### Given material
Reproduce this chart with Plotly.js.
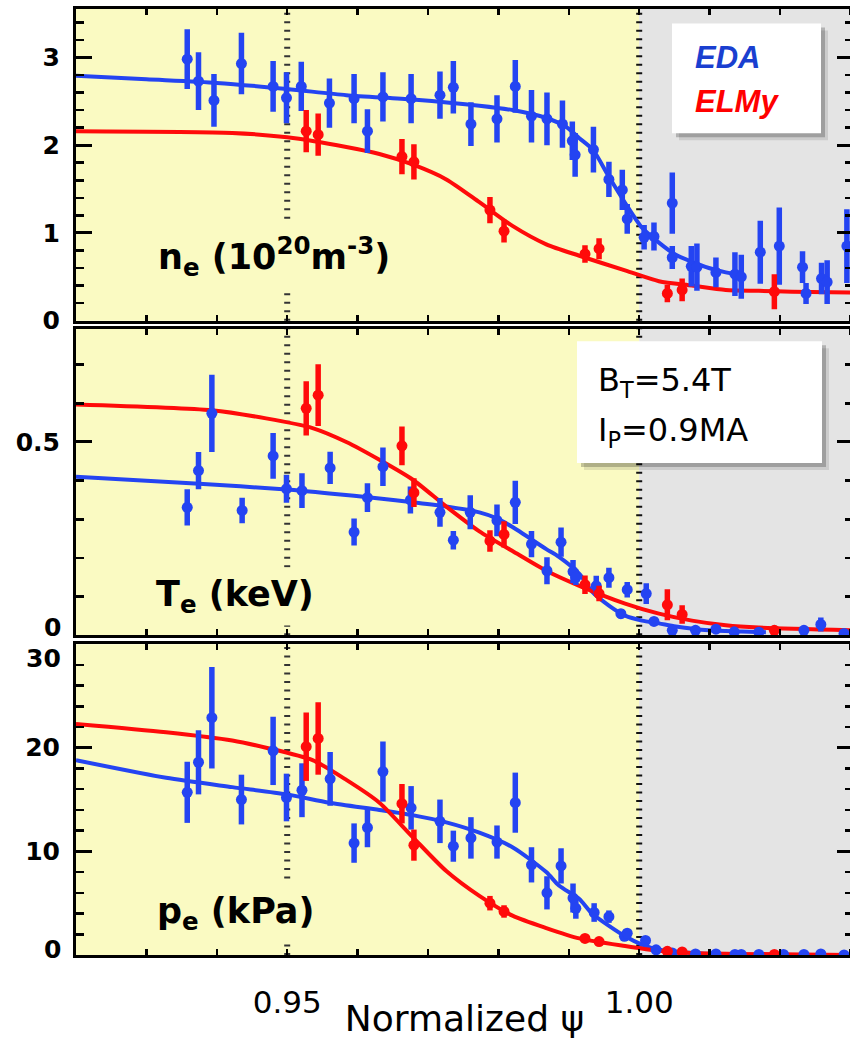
<!DOCTYPE html>
<html><head><meta charset="utf-8">
<script src="https://cdn.plot.ly/plotly-3.0.1.min.js"></script>
<style>html,body{margin:0;padding:0;overflow:hidden;background:#fff}</style>
</head><body>
<div id="chart" style="width:853px;height:1039px"></div>
<script>
// ---------- data ----------
// ELMy x positions (same in all panels)
const elmyX = [0.9527,0.9544,0.9663,0.9680,0.9788,0.9808,0.9923,0.9943,1.0040,1.0061,1.0192];

// Panel 1: n_e (10^20 m^-3)
const neEdaX = [0.9358,0.9374,0.9396,0.9435,0.9480,0.9499,0.9520,0.9560,0.9595,0.9614,0.9636,0.9676,0.9717,0.9736,0.9761,0.9798,0.9824,0.9847,0.9869,0.9891,0.9905,0.9909,0.9935,0.9957,0.9976,0.9983,1.0007,1.0021,1.0047,1.0047,1.0074,1.0082,1.0109,1.0136,1.0145,1.0172,1.0199,1.0232,1.0237,1.0259,1.0267,1.0295];
const neEdaY = [2.98,2.73,2.51,2.93,2.67,2.54,2.67,2.48,2.53,2.16,2.55,2.53,2.57,2.66,2.24,2.30,2.67,2.33,2.30,2.24,2.05,1.89,1.95,1.61,1.49,1.16,0.95,0.96,1.34,0.72,0.62,0.61,0.55,0.53,0.50,0.78,0.85,0.61,0.31,0.48,0.44,0.85];
const neEdaErr = [0.34,0.33,0.30,0.35,0.29,0.29,0.28,0.28,0.28,0.25,0.28,0.28,0.27,0.30,0.25,0.27,0.30,0.30,0.30,0.27,0.22,0.25,0.26,0.20,0.23,0.17,0.14,0.16,0.35,0.13,0.23,0.27,0.17,0.25,0.25,0.36,0.44,0.18,0.12,0.18,0.25,0.42];
const neElmyY = [2.16,2.12,1.87,1.81,1.26,1.02,0.76,0.82,0.31,0.35,0.33];
const neElmyErr = [0.24,0.24,0.20,0.20,0.15,0.13,0.10,0.12,0.10,0.13,0.20];
const neEdaFitX = [0.92,0.93,0.94,0.95,0.9584,0.9678,0.9773,0.982,0.9868,0.9896,0.9915,0.9934,0.9957,0.9981,1.0004,1.0028,1.0052,1.0075,1.0099,1.0123,1.0149];
const neEdaFitY = [2.79,2.75,2.71,2.64,2.57,2.52,2.45,2.40,2.31,2.21,2.08,1.95,1.64,1.33,1.06,0.89,0.75,0.67,0.60,0.55,0.51];
const neElmyFitX = [0.92,0.9422,0.95,0.9584,0.9631,0.9678,0.9726,0.9773,0.982,0.9868,0.9915,0.9981,1.0028,1.0075,1.0123,1.017,1.0217,1.0305];
const neElmyFitY = [2.16,2.14,2.09,1.98,1.90,1.78,1.61,1.35,1.08,0.87,0.74,0.57,0.45,0.40,0.35,0.34,0.33,0.32];

// Panel 2: T_e (keV)
const teEdaX = [0.9358,0.9374,0.9393,0.9436,0.9480,0.9499,0.9521,0.9561,0.9595,0.9614,0.9636,0.9675,0.9717,0.9736,0.9760,0.9798,0.9824,0.9847,0.9869,0.9889,0.9906,0.9910,0.9939,0.9957,0.9974,0.9983,1.0010,1.0021,1.0047,1.0080,1.0109,1.0135,1.0170,1.0234,1.0258,1.0291];
const teEdaY = [0.331,0.426,0.574,0.323,0.464,0.379,0.374,0.433,0.267,0.356,0.436,0.350,0.318,0.246,0.318,0.297,0.344,0.236,0.167,0.241,0.165,0.150,0.128,0.149,0.056,0.118,0.108,0.036,0.013,0.013,0.016,0.009,0.008,0.013,0.028,0.005];
const teEdaErr = [0.047,0.048,0.100,0.033,0.059,0.036,0.045,0.042,0.035,0.037,0.050,0.035,0.037,0.024,0.044,0.041,0.056,0.034,0.035,0.038,0.030,0.020,0.026,0.026,0.012,0.020,0.027,0.010,0.010,0.010,0.010,0.008,0.008,0.010,0.018,0.010];
const teElmyY = [0.587,0.621,0.490,0.369,0.244,0.261,0.131,0.108,0.079,0.054,0.013];
const teElmyErr = [0.070,0.080,0.050,0.037,0.028,0.034,0.024,0.020,0.040,0.024,0.010];
const teEdaFitX = [0.92,0.9375,0.9499,0.956,0.9631,0.9678,0.9726,0.9773,0.9797,0.982,0.9868,0.9886,0.9915,0.9933,0.9957,0.998,1.0004,1.0028,1.0052,1.0099,1.0146,1.018];
const teEdaFitY = [0.41,0.392,0.377,0.367,0.354,0.344,0.333,0.318,0.303,0.28,0.223,0.203,0.159,0.113,0.077,0.051,0.038,0.031,0.023,0.013,0.010,0.008];
const teElmyFitX = [0.92,0.9393,0.947,0.9536,0.9584,0.9631,0.9678,0.9726,0.9773,0.982,0.9868,0.9915,0.998,1.0028,1.0075,1.0123,1.017,1.0305];
const teElmyFitY = [0.597,0.582,0.561,0.536,0.50,0.454,0.403,0.333,0.269,0.218,0.167,0.128,0.082,0.056,0.038,0.026,0.020,0.013];

// Panel 3: p_e (kPa)
const peEdaX = [0.9358,0.9374,0.9393,0.9435,0.9480,0.9499,0.9521,0.9561,0.9595,0.9614,0.9636,0.9676,0.9717,0.9736,0.9761,0.9798,0.9824,0.9847,0.9869,0.9889,0.9906,0.9910,0.9936,0.9957,0.9979,0.9983,1.0009,1.0024,1.0047,1.0080,1.0109,1.0136,1.0145,1.0170,1.0205,1.0234,1.0258,1.0291];
const peEdaY = [15.7,18.6,22.9,15.0,19.7,15.2,15.9,17.0,10.8,12.3,17.7,14.2,12.9,10.5,11.3,10.9,14.7,8.7,6.0,8.6,5.5,4.5,4.1,3.7,1.8,2.1,1.4,0.5,0.2,0.1,0.1,0.05,0.05,0.05,0.05,0.05,0.1,0.0];
const peEdaErr = [2.95,3.1,4.9,2.4,3.3,2.3,2.6,2.6,1.9,1.9,2.9,2.1,2.1,1.5,2.0,1.6,2.9,1.7,1.6,1.7,1.4,1.0,0.9,0.6,0.4,0.4,0.3,0.2,0.1,0.1,0.1,0.1,0.1,0.1,0.1,0.1,0.1,0.1];
const peElmyY = [20.1,20.9,14.6,10.6,5.0,4.2,1.6,1.3,0.35,0.3,0.05];
const peElmyErr = [3.3,3.5,1.9,1.5,0.7,0.6,0.3,0.3,0.15,0.15,0.1];
const peEdaFitX = [0.92,0.9328,0.9422,0.9499,0.956,0.9631,0.9678,0.9726,0.9773,0.982,0.9868,0.9886,0.9915,0.9933,0.998,1.0004,1.0028,1.0075,1.017,1.0305];
const peEdaFitY = [18.8,17.1,16.2,15.5,14.7,14.0,13.5,12.8,11.8,10.4,8.0,6.7,5.4,4.0,1.8,1.0,0.5,0.2,0.0,0.0];
const peElmyFitX = [0.92,0.9328,0.9422,0.947,0.9536,0.9584,0.9631,0.9678,0.9726,0.9773,0.982,0.9868,0.9915,0.998,1.0028,1.0075,1.0305];
const peElmyFitY = [22.3,21.5,20.7,20.0,18.8,16.9,14.7,11.4,8.1,5.7,3.8,2.6,1.6,0.86,0.4,0.2,0.0];

const xTickVals = [0.95, 1.00];
const xTickText = ['0.95', '1.00'];
const seriesNames = ['EDA', 'ELMy'];
const panelLabels = ['n<sub>e</sub> (10<sup>20</sup>m<sup>-3</sup>)', 'T<sub>e</sub> (keV)', 'p<sub>e</sub> (kPa)'];
const paramLines = ['B<sub>T</sub>=5.4T', 'I<sub>P</sub>=0.9MA'];

// ---------- styling ----------
const BLUE = '#2444f2', RED = '#ff0a0a';
const YELLOW = '#fafac2', GRAY = '#e4e4e4';
const X0 = 0.92, X1 = 1.03037;
const PW = 777, PH = 947, PB = 955.5, PL = 76;   // plot-area size (px) for paper coords
const px2x = p => (p - PL) / PW;
const px2y = p => (PB - p) / PH;

function fit(x, y, color, xa, ya) {
  return {x, y, xaxis: xa, yaxis: ya, type: 'scatter', mode: 'lines',
    line: {color, width: 4, shape: 'spline', smoothing: 0.7}, hoverinfo: 'skip', showlegend: false};
}
function pts(x, y, err, color, xa, ya) {
  return {x, y, xaxis: xa, yaxis: ya, type: 'scatter', mode: 'markers',
    marker: {color, size: 11, symbol: 'circle'},
    error_y: {type: 'data', array: err, visible: true, color, thickness: 5.5, width: 0},
    showlegend: false};
}

const data = [
  fit(neEdaFitX, neEdaFitY, BLUE, 'x', 'y'),
  fit(neElmyFitX, neElmyFitY, RED, 'x', 'y'),
  pts(neEdaX, neEdaY, neEdaErr, BLUE, 'x', 'y'),
  pts(elmyX, neElmyY, neElmyErr, RED, 'x', 'y'),
  fit(teEdaFitX, teEdaFitY, BLUE, 'x2', 'y2'),
  fit(teElmyFitX, teElmyFitY, RED, 'x2', 'y2'),
  pts(teEdaX, teEdaY, teEdaErr, BLUE, 'x2', 'y2'),
  pts(elmyX, teElmyY, teElmyErr, RED, 'x2', 'y2'),
  fit(peEdaFitX, peEdaFitY, BLUE, 'x3', 'y3'),
  fit(peElmyFitX, peElmyFitY, RED, 'x3', 'y3'),
  pts(peEdaX, peEdaY, peEdaErr, BLUE, 'x3', 'y3'),
  pts(elmyX, peElmyY, peElmyErr, RED, 'x3', 'y3')
];

const axBase = {showline: true, linecolor: 'black', linewidth: 3, mirror: 'ticks',
  ticks: 'inside', tickcolor: 'black', showgrid: false, zeroline: false, fixedrange: true};
const tickFontY = {family: 'DejaVu Sans', size: 25, color: 'black', weight: 'bold'};

function xAx(anchor, labels) {
  const a = Object.assign({}, axBase, {anchor, domain: [0, 1], range: [X0, X1],
    tickvals: xTickVals, ticktext: xTickText, ticklen: 6, tickwidth: 2.5,
    minor: {dtick: 0.01, tick0: 0, ticks: 'inside', ticklen: 6, tickwidth: 2.5, tickcolor: 'black'},
    showticklabels: labels});
  if (labels) {
    a.tickfont = {family: 'DejaVu Sans', size: 31, color: 'black'};
    a.ticklabelstandoff = 18;
    a.title = {text: 'Normalized ψ', font: {family: 'DejaVu Sans', size: 36, color: 'black'}, standoff: 0};
    a.automargin = false;
  }
  return a;
}
function yAx(anchor, domain, range, mdtick, tickvals) {
  return Object.assign({}, axBase, {anchor, domain, range, tickvals, ticklen: 16, tickwidth: 3,
    minor: {dtick: mdtick, tick0: 0, ticks: 'inside', ticklen: 8, tickwidth: 2.5, tickcolor: 'black'},
    tickfont: tickFontY, ticklabelstandoff: 8});
}

// panel edges in px: P1 8.5-320.5, P2 328.5-635.5, P3 644.5-955.5
const yDomains = [[px2y(320.5), 1], [px2y(635.5), px2y(328.5)], [0, px2y(644.5)]];
const shapes = [];
[['x','y'],['x2','y2'],['x3','y3']].forEach(([xa, ya]) => {
  shapes.push({type: 'rect', xref: xa, yref: ya + ' domain', x0: X0 - 0.01, x1: 1.0, y0: 0, y1: 1,
    fillcolor: YELLOW, line: {width: 0}, layer: 'below'});
  shapes.push({type: 'rect', xref: xa, yref: ya + ' domain', x0: 1.0, x1: X1 + 0.01, y0: 0, y1: 1,
    fillcolor: GRAY, line: {width: 0}, layer: 'below'});
  [0.95, 1.0].forEach(v => shapes.push({type: 'line', xref: xa, yref: ya + ' domain', x0: v, x1: v, y0: 0, y1: 1,
    line: {color: v === 1.0 ? '#111' : '#333', width: 6, dash: '2px,6.5px'}, layer: 'below'}));
});
// boxes (shadow + white box), given in px
function box(l, r, t, b) {
  shapes.push({type: 'rect', xref: 'paper', yref: 'paper', x0: px2x(l + 7), x1: px2x(r + 7), y0: px2y(b + 7), y1: px2y(t + 7),
    fillcolor: 'rgba(0,0,0,0.10)', line: {width: 0}, layer: 'above'});
  shapes.push({type: 'rect', xref: 'paper', yref: 'paper', x0: px2x(l + 4), x1: px2x(r + 4), y0: px2y(b + 4), y1: px2y(t + 4),
    fillcolor: 'rgba(0,0,0,0.22)', line: {width: 0}, layer: 'above'});
  shapes.push({type: 'rect', xref: 'paper', yref: 'paper', x0: px2x(l), x1: px2x(r), y0: px2y(b), y1: px2y(t),
    fillcolor: 'white', line: {width: 0}, layer: 'above'});
}
box(672, 821, 23, 133);
box(577, 822, 341, 463);

function ann(text, xp, yp, xanchor, font, extra) {
  return Object.assign({xref: 'paper', yref: 'paper', x: px2x(xp), y: px2y(yp), xanchor, yanchor: 'middle',
    showarrow: false, text, font}, extra || {});
}
const labFont = {family: 'DejaVu Sans', size: 35, color: 'black'};
const annotations = [
  ann('<b><i>' + seriesNames[0] + '</i></b>', 693, 57, 'left', {family: 'Liberation Sans', size: 31, color: '#1a3fd0'}),
  ann('<b><i>' + seriesNames[1] + '</i></b>', 693, 101, 'left', {family: 'Liberation Sans', size: 31, color: '#ff0000'}),
  ann(paramLines[0], 596, 382, 'left', {family: 'DejaVu Sans', size: 32, color: 'black'}),
  ann(paramLines[1], 596, 432, 'left', {family: 'DejaVu Sans', size: 32, color: 'black'}),
  ann('<b>' + panelLabels[0] + '</b>', 151, 256, 'left', labFont, {bgcolor: YELLOW, borderpad: 6}),
  ann('<b>' + panelLabels[1] + '</b>', 149, 597, 'left', labFont, {bgcolor: YELLOW, borderpad: 6}),
  ann('<b>' + panelLabels[2] + '</b>', 150, 914, 'left', labFont, {bgcolor: YELLOW, borderpad: 6}),
  // edge tick labels drawn nudged, as in the reference
  ann('0', 62, 628, 'right', tickFontY, {borderpad: 0}),
  ann('30', 62, 659, 'right', tickFontY, {borderpad: 0}),
  ann('0', 62, 950, 'right', tickFontY, {borderpad: 0})
];

const layout = {
  width: 853, height: 1039,
  margin: {l: PL, r: 0, t: 8.5, b: 1039 - PB},
  paper_bgcolor: 'white', plot_bgcolor: 'rgba(0,0,0,0)',
  showlegend: false,
  xaxis: xAx('y', false),
  xaxis2: xAx('y2', false),
  xaxis3: xAx('y3', true),
  yaxis: yAx('x', yDomains[0], [0, 3.552], 0.2, [0, 1, 2, 3]),
  yaxis2: yAx('x2', yDomains[1], [0, 0.793], 0.1, [0.5]),
  yaxis3: yAx('x3', yDomains[2], [0, 29.98], 2, [10, 20]),
  shapes, annotations
};

Plotly.newPlot('chart', data, layout, {displayModeBar: false, staticPlot: true});
</script>
</body></html>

### Stated exercise
Each line containing "chart" counts once; state the total number of such lines and nothing else.

### Completed exercise
3